True enough that muscles had to be relaxed, but longstanding dislocation produced physical shortening of muscle and ligaments that went beyond active tension.The techniques of placing the dislocated femoral head into the socket in DDH (developmental hip dysplasia) are fairly old. The methods reflect the learned pitfalls.

In those old days, a hip that was out of socket was manipulated back into socket and kept there by posturing the leg such as to point the neck and head of the femur more posterior (derotation) and also more horizontal (varus) to direct compressive forces into the socket. This worked - as a holding trick - but destroyed many hips as those same compressive forces interfered with hip blood vessel circulation.

 

Traction, protracted pulling on the leg, did stretch the tissues to allow easier manipulation of the hip into the socket with less pressure required to hold it. Even so, forces were still high and those forces caused enough bad hips (stiff and painful to the point that many pediatricians were against surgeons relocating baby hips as the dislocated state seemed preferable). Besides, then, a lot of women waddled (girl hip dislocations outnumbered boys by about 9:1, see the general hips section for why).

Surgeons are not known for giving up. If forces were too high and deformed the hip when relocated or compressed blood vessels, then lengthen the stuff that is doing that. Right? But what?

The biggies were the hip adductors and the much deeper iliopsoas (a dual muscle made up of the iliacus muscle whose origin is the iliac bone and the psoas muscle whose origin is the pso..uh.. no - its origin is the spine. That worked! The 80% complication rate - it was that high - fell into tolerable numbers. But that improved further when additional tissues were understood and removal of blocking tissues was added for those that did not go back (reduce) as was hoped. The ability to see inside the joint by injecting "contrast" into the joint before taking x-rays ( radiologists correct us when we call it dye).

But there were still pesky ones that did not stay put and that twisty leg posture of varus and derotation was hard to just toss - hip damaging as it was. An operation that essentially positions the hip this way, but divides the shaft of the femur from the hip and returns the rest of the femur segment to straight ahead posture (using metal screws and plates to hold the two fragments in the new relationship) was developed.

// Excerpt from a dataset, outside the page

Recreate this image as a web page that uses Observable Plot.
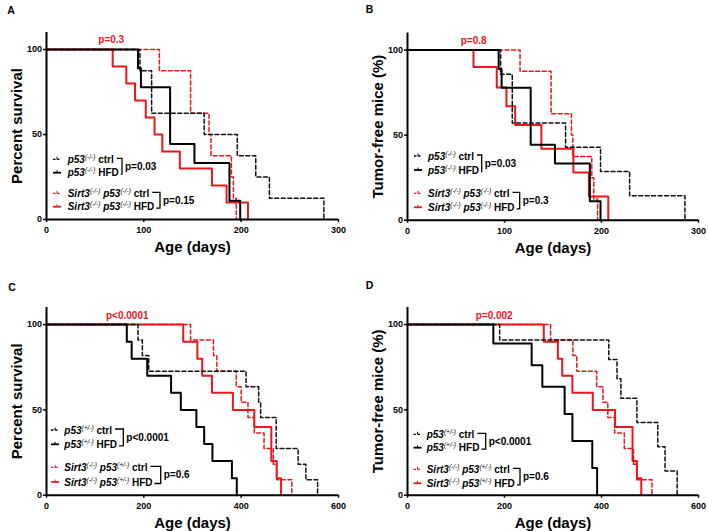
<!DOCTYPE html>
<html><head><meta charset="utf-8">
<script src="https://cdn.jsdelivr.net/npm/d3@7"></script>
<script src="https://cdn.jsdelivr.net/npm/@observablehq/plot@0.6"></script>
<style>
body{margin:0;background:#fff;}
#wrap{position:relative;width:708px;height:531px;overflow:hidden;background:#fff;}
.panel{position:absolute;}
.panel svg{display:block;overflow:visible;}
</style></head><body><div id="wrap"></div>
<script>
// ---------- data ----------
// Panel A : Percent survival, p53(-/-)
const A_ctrl_days  = [0, 96, 108, 162, 196, 215, 229, 285];
const A_ctrl_pct   = [100, 87.5, 62.5, 50, 37.5, 25, 12.5, 0];
const A_hfd_days   = [0, 94, 97, 127, 152, 188, 199];
const A_hfd_pct    = [100, 88.9, 77.8, 44.4, 33.3, 11.1, 0];
const A_sctrl_days = [0, 116, 148, 167, 169, 190, 192, 195];
const A_sctrl_pct  = [100, 87.5, 62.5, 50, 37.5, 25, 12.5, 0];
const A_shfd_days  = [0, 68, 82, 91, 102, 111, 119, 137, 170, 185, 207];
const A_shfd_pct   = [100, 90, 80, 70, 60, 50, 40, 30, 20, 10, 0];
// Panel B : Tumor-free mice, p53(-/-)
const B_ctrl_days  = [0, 96, 108, 163, 199, 229, 286];
const B_ctrl_pct   = [100, 85.7, 57.1, 42.9, 28.6, 14.3, 0];
const B_hfd_days   = [0, 94, 97, 127, 152, 188, 199];
const B_hfd_pct    = [100, 88.9, 77.8, 44.4, 33.3, 11.1, 0];
const B_sctrl_days = [0, 116, 148, 169, 170.5, 190, 192, 196];
const B_sctrl_pct  = [100, 87.5, 62.5, 50, 37.5, 25, 12.5, 0];
const B_shfd_days  = [0, 68, 92, 102, 111, 138, 171, 187, 207];
const B_shfd_pct   = [100, 90, 78, 67, 56, 42, 28, 14, 0];
// Panel C : Percent survival, p53(+/-)
const C_ctrl_days  = [0, 188, 197, 210, 410, 436, 440, 472, 517, 533, 557];
const C_ctrl_pct   = [100, 90.9, 81.8, 72.7, 63.6, 54.5, 45.5, 27.3, 18.2, 9.1, 0];
const C_hfd_days   = [0, 165, 175, 207, 256, 276, 308, 324, 341, 381, 391];
const C_hfd_pct    = [100, 90, 80, 70, 60, 50, 40, 30, 20, 10, 0];
const C_sctrl_days = [0, 296, 343, 350, 390, 400, 414, 427, 447, 466, 473, 504];
const C_sctrl_pct  = [100, 90.9, 81.8, 72.7, 63.6, 54.5, 45.5, 36.4, 27.3, 18.2, 9.1, 0];
const C_shfd_days  = [0, 281, 310, 320, 340, 383, 427, 462, 473, 482];
const C_shfd_pct   = [100, 90, 80, 70, 60, 50, 40, 20, 10, 0];
// Panel D : Tumor-free mice, p53(+/-)
const D_ctrl_days  = [0, 190, 415, 432, 440, 473, 516, 531, 556];
const D_ctrl_pct   = [100, 90.9, 79.5, 68.2, 56.8, 42.6, 28.4, 14.2, 0];
const D_hfd_days   = [0, 177, 256, 278, 324, 340, 381, 391];
const D_hfd_pct    = [100, 88.9, 76.2, 63.5, 47.6, 31.7, 15.9, 0];
const D_sctrl_days = [0, 295, 341, 349, 390, 403, 413, 427, 447, 466, 473, 504];
const D_sctrl_pct  = [100, 90.9, 81.8, 72.7, 63.6, 54.5, 45.5, 36.4, 27.3, 18.2, 9.1, 0];
const D_shfd_days  = [0, 281, 310, 319, 340, 382, 428, 464, 473, 482];
const D_shfd_pct   = [100, 90, 80, 70, 60, 50, 40, 20, 10, 0];

const xTicks300 = [0, 100, 200, 300];
const xTicks600 = [0, 200, 400, 600];
const yTicks = [0, 50, 100];
const xTitle = "Age (days)";
const yTitleSurv = "Percent survival";
const yTitleTumor = "Tumor-free mice (%)";
const pTop = ["p=0.3", "p=0.8", "p<0.0001", "p=0.002"];
const pBlack = [["p=0.03", "p=0.15"], ["p=0.03", "p=0.3"], ["p<0.0001", "p=0.6"], ["p<0.0001", "p=0.6"]];
const supMinus = "(-/-)";
const supHet = "(+/-)";

// ---------- drawing ----------
const FONT = '"Liberation Sans", Arial, Helvetica, sans-serif';
const RED = "#e9161d";
const zip = (t, s) => t.map((d, i) => ({t: d, s: s[i]}));

const cfgs = [
  {id: "A", left: 0, top: 0, ml: 46, mr: 16, mt: 32, mb: 46, xmax: 300, xt: xTicks300, ytitle: yTitleSurv,
   series: [zip(A_ctrl_days, A_ctrl_pct), zip(A_hfd_days, A_hfd_pct), zip(A_sctrl_days, A_sctrl_pct), zip(A_shfd_days, A_shfd_pct)],
   sup: supMinus, letter: [7.3, 14], sampleX: 53, textX: 67.7, rows: [159.3, 172.7, 193.3, 206.7], br: [122, 160], pPos: [98.3, 39]},
  {id: "B", left: 354, top: 0, ml: 53, mr: 10, mt: 32.5, mb: 45.3, xmax: 300, xt: xTicks300, ytitle: yTitleTumor,
   series: [zip(B_ctrl_days, B_ctrl_pct), zip(B_hfd_days, B_hfd_pct), zip(B_sctrl_days, B_sctrl_pct), zip(B_shfd_days, B_shfd_pct)],
   sup: supMinus, letter: [11.7, 13.3], sampleX: 60, textX: 74, rows: [156, 170, 193.3, 207.3], br: [127.7, 165.7], pPos: [106.7, 40]},
  {id: "C", left: 0, top: 265, ml: 46, mr: 16, mt: 42, mb: 35.3, xmax: 600, xt: xTicks600, ytitle: yTitleSurv,
   series: [zip(C_ctrl_days, C_ctrl_pct), zip(C_hfd_days, C_hfd_pct), zip(C_sctrl_days, C_sctrl_pct), zip(C_shfd_days, C_shfd_pct)],
   sup: supHet, letter: [8.3, 25.7], sampleX: 51, textX: 64.3, rows: [165, 179.3, 202.3, 217], br: [123.3, 160.7], pPos: [106, 50.7]},
  {id: "D", left: 354, top: 265, ml: 53, mr: 10, mt: 42, mb: 35.3, xmax: 600, xt: xTicks600, ytitle: yTitleTumor,
   series: [zip(D_ctrl_days, D_ctrl_pct), zip(D_hfd_days, D_hfd_pct), zip(D_sctrl_days, D_sctrl_pct), zip(D_shfd_days, D_shfd_pct)],
   sup: supHet, letter: [11.7, 24], sampleX: 59.5, textX: 72.7, rows: [169.3, 182.7, 204.3, 218.3], br: [131.7, 166], pPos: [121.7, 50.7]}
];

const wrap = document.getElementById("wrap");

cfgs.forEach((c, pi) => {
  const [ctrl, hfd, sctrl, shfd] = c.series;
  const svg = Plot.plot({
    width: 354, height: 265,
    marginLeft: c.ml, marginRight: c.mr, marginTop: c.mt, marginBottom: c.mb,
    x: {domain: [0, c.xmax]},
    y: {domain: [0, 110]},
    style: {fontFamily: FONT, fontWeight: "bold", color: "#000", background: "transparent", overflow: "visible"},
    marks: [
      Plot.axisX({ticks: c.xt, tickSize: 3, tickPadding: 4, fontSize: 9, label: null, strokeWidth: 1.5}),
      Plot.axisY({ticks: yTicks, tickSize: 3, tickPadding: 1.5, fontSize: 9, label: null, strokeWidth: 1.5}),
      Plot.line(shfd, {x: "t", y: "s", curve: "step-after", stroke: RED, strokeWidth: 2}),
      Plot.line(sctrl, {x: "t", y: "s", curve: "step-after", stroke: RED, strokeWidth: 1.5, strokeDasharray: "4,2.5"}),
      Plot.line(ctrl, {x: "t", y: "s", curve: "step-after", stroke: "#111", strokeWidth: 1.5, strokeDasharray: "4,2.5"}),
      Plot.line(hfd, {x: "t", y: "s", curve: "step-after", stroke: "#000", strokeWidth: 2}),
      Plot.ruleX([0], {strokeWidth: 2}),
      Plot.ruleY([0], {strokeWidth: 2}),
      Plot.text([xTitle], {text: d => d, frameAnchor: "bottom", lineAnchor: "middle", textAnchor: "middle", dy: 28, fontSize: 15}),
      Plot.text([c.ytitle], {text: d => d, frameAnchor: "left", textAnchor: "middle", lineAnchor: "middle", rotate: -90, dx: -29, fontSize: 15})
    ]
  });
  const div = document.createElement("div");
  div.className = "panel";
  div.style.left = c.left + "px";
  div.style.top = c.top + "px";
  div.appendChild(svg);
  wrap.appendChild(div);

  const g = d3.select(svg).append("g")
    .attr("font-family", FONT).attr("font-weight", "bold").attr("font-size", 10)
    .attr("text-anchor", "start")
    .style("white-space", "pre");

  g.append("text").attr("x", c.letter[0]).attr("y", c.letter[1]).attr("font-size", 10.5).text(c.id);
  g.append("text").attr("x", c.pPos[0]).attr("y", c.pPos[1] + 3.5).attr("fill", RED).text(pTop[pi]);

  const rows = [
    {parts: [["p53", "i"], [c.sup, "s"], [" ctrl", ""]], color: "#000", dash: true},
    {parts: [["p53", "i"], [c.sup, "s"], [" HFD", ""]], color: "#000", dash: false},
    {parts: [["Sirt3", "i"], [supMinus, "s"], [" ", ""], ["p53", "i"], [c.sup, "s"], [" ctrl", ""]], color: RED, dash: true},
    {parts: [["Sirt3", "i"], [supMinus, "s"], [" ", ""], ["p53", "i"], [c.sup, "s"], [" HFD", ""]], color: RED, dash: false}
  ];
  const ends = [];
  rows.forEach((r, ri) => {
    const y = c.rows[ri];
    g.append("line").attr("x1", c.sampleX).attr("x2", c.sampleX + 8).attr("y1", y).attr("y2", y)
      .attr("stroke", r.color).attr("stroke-width", r.dash ? 1.3 : 1.8)
      .attr("stroke-dasharray", r.dash ? "2.5,1.5" : null);
    g.append("line").attr("x1", c.sampleX + 4).attr("x2", c.sampleX + 4).attr("y1", y - 2.5).attr("y2", y)
      .attr("stroke", r.color).attr("stroke-width", 1);
    const t = g.append("text").attr("x", c.textX).attr("y", y + 3.5).attr("fill", "#000");
    let shifted = false;
    r.parts.forEach(([s, k]) => {
      const ts = t.append("tspan").text(s);
      if (k === "i") ts.attr("font-style", "italic");
      if (k === "s") {
        ts.attr("font-size", 6.5).attr("font-style", "italic").attr("font-weight", "normal").attr("dy", -4);
        shifted = true;
      } else if (shifted) {
        ts.attr("dy", 4);
        shifted = false;
      }
    });
    ends.push(c.textX + t.node().getComputedTextLength());
  });
  [[0, 1], [2, 3]].forEach(([a, b], bi) => {
    const bx = c.br[bi];
    const y1 = c.rows[a] - 1, y2 = c.rows[b] + 1.5;
    g.append("path")
      .attr("d", `M${ends[a] + 3},${y1}H${bx}V${y2}H${ends[b] + 2}`)
      .attr("fill", "none").attr("stroke", "#000").attr("stroke-width", 1.3);
    g.append("text").attr("x", bx + 3).attr("y", (y1 + y2) / 2 + 3.5).text(pBlack[pi][bi]);
  });
});
</script></body></html>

The varus derotational osteotomy places the top of the femur in varus and rotated backward but the rest of the leg is turned to a forward pointing posture - connecting the two with a metal plate.

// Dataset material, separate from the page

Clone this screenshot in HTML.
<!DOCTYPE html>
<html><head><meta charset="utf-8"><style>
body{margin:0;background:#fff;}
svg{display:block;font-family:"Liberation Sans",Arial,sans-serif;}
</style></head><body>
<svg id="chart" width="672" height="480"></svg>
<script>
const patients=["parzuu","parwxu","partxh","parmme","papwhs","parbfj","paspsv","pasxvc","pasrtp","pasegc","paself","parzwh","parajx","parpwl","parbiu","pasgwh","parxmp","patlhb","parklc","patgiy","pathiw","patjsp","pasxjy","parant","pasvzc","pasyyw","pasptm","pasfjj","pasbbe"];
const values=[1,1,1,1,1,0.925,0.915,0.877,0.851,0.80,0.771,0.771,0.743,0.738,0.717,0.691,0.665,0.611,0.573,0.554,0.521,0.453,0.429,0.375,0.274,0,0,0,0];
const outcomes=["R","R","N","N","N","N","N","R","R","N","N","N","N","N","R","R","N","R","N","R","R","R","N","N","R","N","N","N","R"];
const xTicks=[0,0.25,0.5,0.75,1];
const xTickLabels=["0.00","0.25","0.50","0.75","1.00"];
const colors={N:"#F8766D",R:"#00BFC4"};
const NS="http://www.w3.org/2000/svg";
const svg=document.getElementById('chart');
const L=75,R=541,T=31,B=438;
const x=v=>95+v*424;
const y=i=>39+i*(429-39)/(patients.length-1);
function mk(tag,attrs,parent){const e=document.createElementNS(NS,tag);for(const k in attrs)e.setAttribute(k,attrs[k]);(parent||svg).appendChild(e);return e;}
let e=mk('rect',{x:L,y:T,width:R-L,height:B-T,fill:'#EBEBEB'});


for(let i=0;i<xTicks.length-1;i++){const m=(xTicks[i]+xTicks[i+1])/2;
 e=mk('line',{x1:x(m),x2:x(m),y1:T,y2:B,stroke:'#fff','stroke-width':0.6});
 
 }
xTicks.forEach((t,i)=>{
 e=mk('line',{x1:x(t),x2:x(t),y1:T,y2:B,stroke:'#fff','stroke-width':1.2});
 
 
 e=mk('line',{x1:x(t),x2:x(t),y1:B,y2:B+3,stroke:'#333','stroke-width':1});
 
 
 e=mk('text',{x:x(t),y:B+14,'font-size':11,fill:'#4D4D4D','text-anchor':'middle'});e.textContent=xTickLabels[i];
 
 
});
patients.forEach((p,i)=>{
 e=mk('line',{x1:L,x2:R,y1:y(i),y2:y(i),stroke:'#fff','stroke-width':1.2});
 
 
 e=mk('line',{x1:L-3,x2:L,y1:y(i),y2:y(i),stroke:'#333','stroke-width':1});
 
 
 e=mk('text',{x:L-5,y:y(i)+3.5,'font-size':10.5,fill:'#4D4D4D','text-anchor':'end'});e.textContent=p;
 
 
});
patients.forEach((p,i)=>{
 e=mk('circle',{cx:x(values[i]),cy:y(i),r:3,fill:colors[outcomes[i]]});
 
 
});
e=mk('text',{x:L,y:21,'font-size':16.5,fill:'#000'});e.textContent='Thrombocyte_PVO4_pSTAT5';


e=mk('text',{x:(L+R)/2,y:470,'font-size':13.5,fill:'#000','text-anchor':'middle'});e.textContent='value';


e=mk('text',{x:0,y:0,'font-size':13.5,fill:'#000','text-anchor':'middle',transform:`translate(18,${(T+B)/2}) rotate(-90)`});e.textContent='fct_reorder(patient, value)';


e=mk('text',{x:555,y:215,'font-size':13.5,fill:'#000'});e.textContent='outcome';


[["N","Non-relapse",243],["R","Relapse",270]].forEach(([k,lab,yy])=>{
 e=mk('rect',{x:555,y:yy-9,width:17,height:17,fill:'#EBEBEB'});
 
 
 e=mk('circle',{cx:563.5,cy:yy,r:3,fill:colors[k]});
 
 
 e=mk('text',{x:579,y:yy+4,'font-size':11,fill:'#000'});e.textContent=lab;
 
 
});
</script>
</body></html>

The pressure is less with VRO due to the muscle releases that accompany it and also due to the shortening of the length of  the femur bone which occurs in the process. Creating less length for muscles and ligaments to span releives pressure.

Indeed, the trick of shortening bone rather than (or in addition to) lengthening muscle and whatever else was so successful that shortening is used straight away for very severe cases even without varus or derotation. Because leg muscles attach to the shaft of the femur, taking out a section high up allows the head and neck piece to drop down. So, in fact, a shortening of the femur bone does not FURTHER shorten the leg (which is already foreshortened) , but keeps the leg where it is as the head and neck are dropped into place. The overlap is cut away to allow the two parts of the femur to be secured to one another by plate and screw fixation.

 

 

Hip motion is ball in socket motion. In walking the flexion - extension of the femur (thigh bone) is accompanied by  forward-backward motion  (red arrow) of the femur shaft relative to the pelvis as well as elevation - depression of the top of the shaft (blue arrow) relative to the pelvis.

In a number of conditions, pressing need and persistance maintains the roundness required of flexion-extension. However, the sideways  and/or vertical motion may suffer to hip shape deformity. In those cases the hip has become cylindrical or egg shaped rather than  spherical.  The shape of the femur head may match the socket in one plane but not another. That will reflect in a stiff mechanical look to the walk. Supple side sway of the hips becomes difficult to absent.